Write out the full listing exactly as given, minus the images.
-- begin --
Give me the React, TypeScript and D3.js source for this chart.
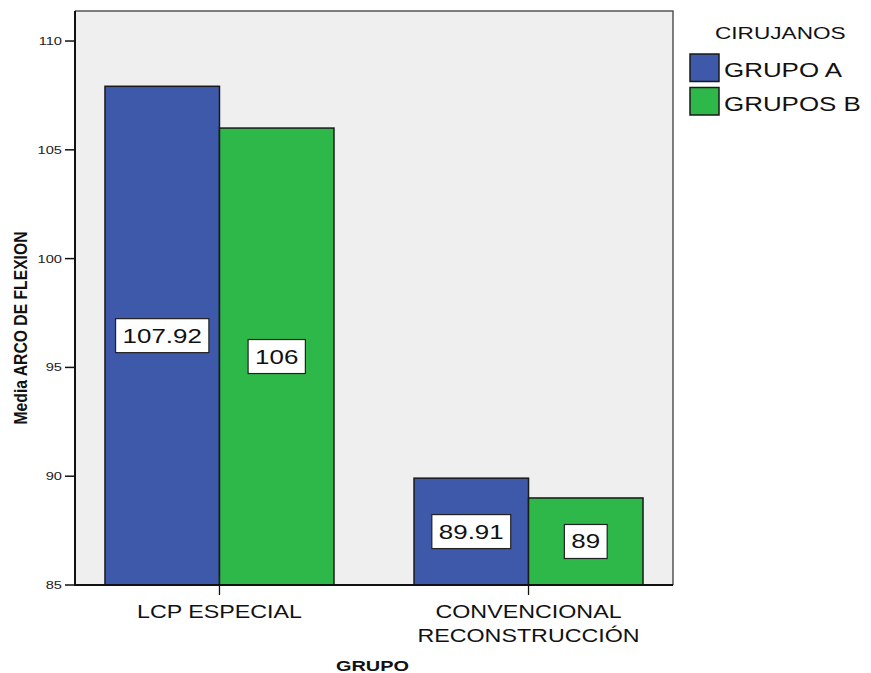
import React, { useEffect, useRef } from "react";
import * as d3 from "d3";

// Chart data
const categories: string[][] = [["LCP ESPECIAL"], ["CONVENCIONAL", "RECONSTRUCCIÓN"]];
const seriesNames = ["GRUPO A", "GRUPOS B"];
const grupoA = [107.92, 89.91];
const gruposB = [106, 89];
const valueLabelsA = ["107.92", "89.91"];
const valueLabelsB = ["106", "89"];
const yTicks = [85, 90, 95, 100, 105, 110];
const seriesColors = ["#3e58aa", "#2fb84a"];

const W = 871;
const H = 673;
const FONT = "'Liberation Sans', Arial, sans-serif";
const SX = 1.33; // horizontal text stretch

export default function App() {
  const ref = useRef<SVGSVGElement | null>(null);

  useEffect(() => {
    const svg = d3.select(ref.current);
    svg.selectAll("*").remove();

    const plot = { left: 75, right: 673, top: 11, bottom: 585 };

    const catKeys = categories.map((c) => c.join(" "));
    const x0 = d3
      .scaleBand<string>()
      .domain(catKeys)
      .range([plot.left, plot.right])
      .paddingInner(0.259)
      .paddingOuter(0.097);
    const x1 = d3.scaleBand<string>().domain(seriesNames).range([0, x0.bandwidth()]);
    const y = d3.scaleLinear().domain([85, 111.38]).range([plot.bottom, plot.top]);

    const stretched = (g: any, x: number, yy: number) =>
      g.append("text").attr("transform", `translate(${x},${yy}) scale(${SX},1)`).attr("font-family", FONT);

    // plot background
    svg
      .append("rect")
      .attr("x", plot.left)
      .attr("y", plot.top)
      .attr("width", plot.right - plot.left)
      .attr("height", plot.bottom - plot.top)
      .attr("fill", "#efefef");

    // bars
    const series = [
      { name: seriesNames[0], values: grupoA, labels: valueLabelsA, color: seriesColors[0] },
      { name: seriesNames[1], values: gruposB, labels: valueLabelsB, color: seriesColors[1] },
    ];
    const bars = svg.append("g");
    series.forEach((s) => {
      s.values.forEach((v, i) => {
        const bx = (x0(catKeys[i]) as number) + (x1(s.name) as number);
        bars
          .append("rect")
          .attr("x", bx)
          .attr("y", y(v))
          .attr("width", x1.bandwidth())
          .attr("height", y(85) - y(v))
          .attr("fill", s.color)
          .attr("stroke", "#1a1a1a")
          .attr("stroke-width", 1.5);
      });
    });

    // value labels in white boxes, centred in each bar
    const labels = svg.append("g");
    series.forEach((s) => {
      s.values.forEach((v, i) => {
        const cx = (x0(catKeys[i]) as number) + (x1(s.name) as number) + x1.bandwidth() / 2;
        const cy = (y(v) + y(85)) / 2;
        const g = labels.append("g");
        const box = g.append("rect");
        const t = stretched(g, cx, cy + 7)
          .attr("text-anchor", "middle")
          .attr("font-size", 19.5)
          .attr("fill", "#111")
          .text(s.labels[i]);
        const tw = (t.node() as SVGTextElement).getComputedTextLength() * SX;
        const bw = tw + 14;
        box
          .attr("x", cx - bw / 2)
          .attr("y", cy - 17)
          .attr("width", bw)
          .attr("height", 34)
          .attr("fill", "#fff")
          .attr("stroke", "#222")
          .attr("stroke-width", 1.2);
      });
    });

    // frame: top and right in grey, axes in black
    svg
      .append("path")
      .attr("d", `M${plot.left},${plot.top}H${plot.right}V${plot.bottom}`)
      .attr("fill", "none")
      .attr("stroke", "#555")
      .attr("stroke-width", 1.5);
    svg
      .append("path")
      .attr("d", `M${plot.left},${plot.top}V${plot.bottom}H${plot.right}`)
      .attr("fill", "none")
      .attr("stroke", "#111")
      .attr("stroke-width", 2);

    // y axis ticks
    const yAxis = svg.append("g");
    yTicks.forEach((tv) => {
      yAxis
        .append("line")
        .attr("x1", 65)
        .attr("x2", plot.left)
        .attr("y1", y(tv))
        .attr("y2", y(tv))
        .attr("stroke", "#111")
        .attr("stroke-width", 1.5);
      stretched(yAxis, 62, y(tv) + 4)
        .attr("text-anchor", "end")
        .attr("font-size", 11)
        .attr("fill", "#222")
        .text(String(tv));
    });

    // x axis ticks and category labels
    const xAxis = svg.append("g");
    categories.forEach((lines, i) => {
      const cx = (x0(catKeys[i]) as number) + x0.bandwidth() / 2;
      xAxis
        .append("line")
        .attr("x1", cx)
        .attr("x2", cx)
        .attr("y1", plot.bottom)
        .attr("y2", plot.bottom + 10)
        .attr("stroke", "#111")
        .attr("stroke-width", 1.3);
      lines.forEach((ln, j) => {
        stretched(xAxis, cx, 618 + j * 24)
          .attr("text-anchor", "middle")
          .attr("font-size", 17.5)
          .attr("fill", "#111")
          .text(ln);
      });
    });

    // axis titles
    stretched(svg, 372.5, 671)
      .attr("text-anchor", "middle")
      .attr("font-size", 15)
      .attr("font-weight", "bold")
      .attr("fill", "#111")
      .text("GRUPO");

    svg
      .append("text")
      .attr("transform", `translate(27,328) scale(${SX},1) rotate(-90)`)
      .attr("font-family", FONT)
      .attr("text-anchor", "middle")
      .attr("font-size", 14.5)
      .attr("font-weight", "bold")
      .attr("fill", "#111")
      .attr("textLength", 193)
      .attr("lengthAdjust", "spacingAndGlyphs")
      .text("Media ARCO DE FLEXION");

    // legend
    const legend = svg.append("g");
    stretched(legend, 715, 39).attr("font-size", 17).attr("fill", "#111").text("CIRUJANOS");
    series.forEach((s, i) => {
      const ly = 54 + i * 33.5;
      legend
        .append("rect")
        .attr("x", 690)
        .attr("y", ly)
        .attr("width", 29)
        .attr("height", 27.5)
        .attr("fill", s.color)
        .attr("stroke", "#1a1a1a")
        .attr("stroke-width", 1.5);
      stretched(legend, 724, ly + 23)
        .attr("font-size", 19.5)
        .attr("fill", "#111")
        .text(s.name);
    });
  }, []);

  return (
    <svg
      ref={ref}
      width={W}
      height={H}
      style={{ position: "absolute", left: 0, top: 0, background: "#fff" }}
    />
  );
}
-- end --
§ **RESPONSE TO THE EXERCISE**:
Give me the React, TypeScript and D3.js source for this chart.
import React, { useEffect, useRef } from "react";
import * as d3 from "d3";

// Chart data
const categories: string[][] = [["LCP ESPECIAL"], ["CONVENCIONAL", "RECONSTRUCCIÓN"]];
const seriesNames = ["GRUPO A", "GRUPOS B"];
const grupoA = [107.92, 89.91];
const gruposB = [106, 89];
const valueLabelsA = ["107.92", "89.91"];
const valueLabelsB = ["106", "89"];
const yTicks = [85, 90, 95, 100, 105, 110];
const seriesColors = ["#3e58aa", "#2fb84a"];

const W = 871;
const H = 673;
const FONT = "'Liberation Sans', Arial, sans-serif";
const SX = 1.33; // horizontal text stretch

export default function App() {
  const ref = useRef<SVGSVGElement | null>(null);

  useEffect(() => {
    const svg = d3.select(ref.current);
    svg.selectAll("*").remove();

    const plot = { left: 75, right: 673, top: 11, bottom: 585 };

    const catKeys = categories.map((c) => c.join(" "));
    const x0 = d3
      .scaleBand<string>()
      .domain(catKeys)
      .range([plot.left, plot.right])
      .paddingInner(0.259)
      .paddingOuter(0.097);
    const x1 = d3.scaleBand<string>().domain(seriesNames).range([0, x0.bandwidth()]);
    const y = d3.scaleLinear().domain([85, 111.38]).range([plot.bottom, plot.top]);

    const stretched = (g: any, x: number, yy: number) =>
      g.append("text").attr("transform", `translate(${x},${yy}) scale(${SX},1)`).attr("font-family", FONT);

    // plot background
    svg
      .append("rect")
      .attr("x", plot.left)
      .attr("y", plot.top)
      .attr("width", plot.right - plot.left)
      .attr("height", plot.bottom - plot.top)
      .attr("fill", "#efefef");

    // bars
    const series = [
      { name: seriesNames[0], values: grupoA, labels: valueLabelsA, color: seriesColors[0] },
      { name: seriesNames[1], values: gruposB, labels: valueLabelsB, color: seriesColors[1] },
    ];
    const bars = svg.append("g");
    series.forEach((s) => {
      s.values.forEach((v, i) => {
        const bx = (x0(catKeys[i]) as number) + (x1(s.name) as number);
        bars
          .append("rect")
          .attr("x", bx)
          .attr("y", y(v))
          .attr("width", x1.bandwidth())
          .attr("height", y(85) - y(v))
          .attr("fill", s.color)
          .attr("stroke", "#1a1a1a")
          .attr("stroke-width", 1.5);
      });
    });

    // value labels in white boxes, centred in each bar
    const labels = svg.append("g");
    series.forEach((s) => {
      s.values.forEach((v, i) => {
        const cx = (x0(catKeys[i]) as number) + (x1(s.name) as number) + x1.bandwidth() / 2;
        const cy = (y(v) + y(85)) / 2;
        const g = labels.append("g");
        const box = g.append("rect");
        const t = stretched(g, cx, cy + 7)
          .attr("text-anchor", "middle")
          .attr("font-size", 19.5)
          .attr("fill", "#111")
          .text(s.labels[i]);
        const tw = (t.node() as SVGTextElement).getComputedTextLength() * SX;
        const bw = tw + 14;
        box
          .attr("x", cx - bw / 2)
          .attr("y", cy - 17)
          .attr("width", bw)
          .attr("height", 34)
          .attr("fill", "#fff")
          .attr("stroke", "#222")
          .attr("stroke-width", 1.2);
      });
    });

    // frame: top and right in grey, axes in black
    svg
      .append("path")
      .attr("d", `M${plot.left},${plot.top}H${plot.right}V${plot.bottom}`)
      .attr("fill", "none")
      .attr("stroke", "#555")
      .attr("stroke-width", 1.5);
    svg
      .append("path")
      .attr("d", `M${plot.left},${plot.top}V${plot.bottom}H${plot.right}`)
      .attr("fill", "none")
      .attr("stroke", "#111")
      .attr("stroke-width", 2);

    // y axis ticks
    const yAxis = svg.append("g");
    yTicks.forEach((tv) => {
      yAxis
        .append("line")
        .attr("x1", 65)
        .attr("x2", plot.left)
        .attr("y1", y(tv))
        .attr("y2", y(tv))
        .attr("stroke", "#111")
        .attr("stroke-width", 1.5);
      stretched(yAxis, 62, y(tv) + 4)
        .attr("text-anchor", "end")
        .attr("font-size", 11)
        .attr("fill", "#222")
        .text(String(tv));
    });

    // x axis ticks and category labels
    const xAxis = svg.append("g");
    categories.forEach((lines, i) => {
      const cx = (x0(catKeys[i]) as number) + x0.bandwidth() / 2;
      xAxis
        .append("line")
        .attr("x1", cx)
        .attr("x2", cx)
        .attr("y1", plot.bottom)
        .attr("y2", plot.bottom + 10)
        .attr("stroke", "#111")
        .attr("stroke-width", 1.3);
      lines.forEach((ln, j) => {
        stretched(xAxis, cx, 618 + j * 24)
          .attr("text-anchor", "middle")
          .attr("font-size", 17.5)
          .attr("fill", "#111")
          .text(ln);
      });
    });

    // axis titles
    stretched(svg, 372.5, 671)
      .attr("text-anchor", "middle")
      .attr("font-size", 15)
      .attr("font-weight", "bold")
      .attr("fill", "#111")
      .text("GRUPO");

    svg
      .append("text")
      .attr("transform", `translate(27,328) scale(${SX},1) rotate(-90)`)
      .attr("font-family", FONT)
      .attr("text-anchor", "middle")
      .attr("font-size", 14.5)
      .attr("font-weight", "bold")
      .attr("fill", "#111")
      .attr("textLength", 193)
      .attr("lengthAdjust", "spacingAndGlyphs")
      .text("Media ARCO DE FLEXION");

    // legend
    const legend = svg.append("g");
    stretched(legend, 715, 39).attr("font-size", 17).attr("fill", "#111").text("CIRUJANOS");
    series.forEach((s, i) => {
      const ly = 54 + i * 33.5;
      legend
        .append("rect")
        .attr("x", 690)
        .attr("y", ly)
        .attr("width", 29)
        .attr("height", 27.5)
        .attr("fill", s.color)
        .attr("stroke", "#1a1a1a")
        .attr("stroke-width", 1.5);
      stretched(legend, 724, ly + 23)
        .attr("font-size", 19.5)
        .attr("fill", "#111")
        .text(s.name);
    });
  }, []);

  return (
    <svg
      ref={ref}
      width={W}
      height={H}
      style={{ position: "absolute", left: 0, top: 0, background: "#fff" }}
    />
  );
}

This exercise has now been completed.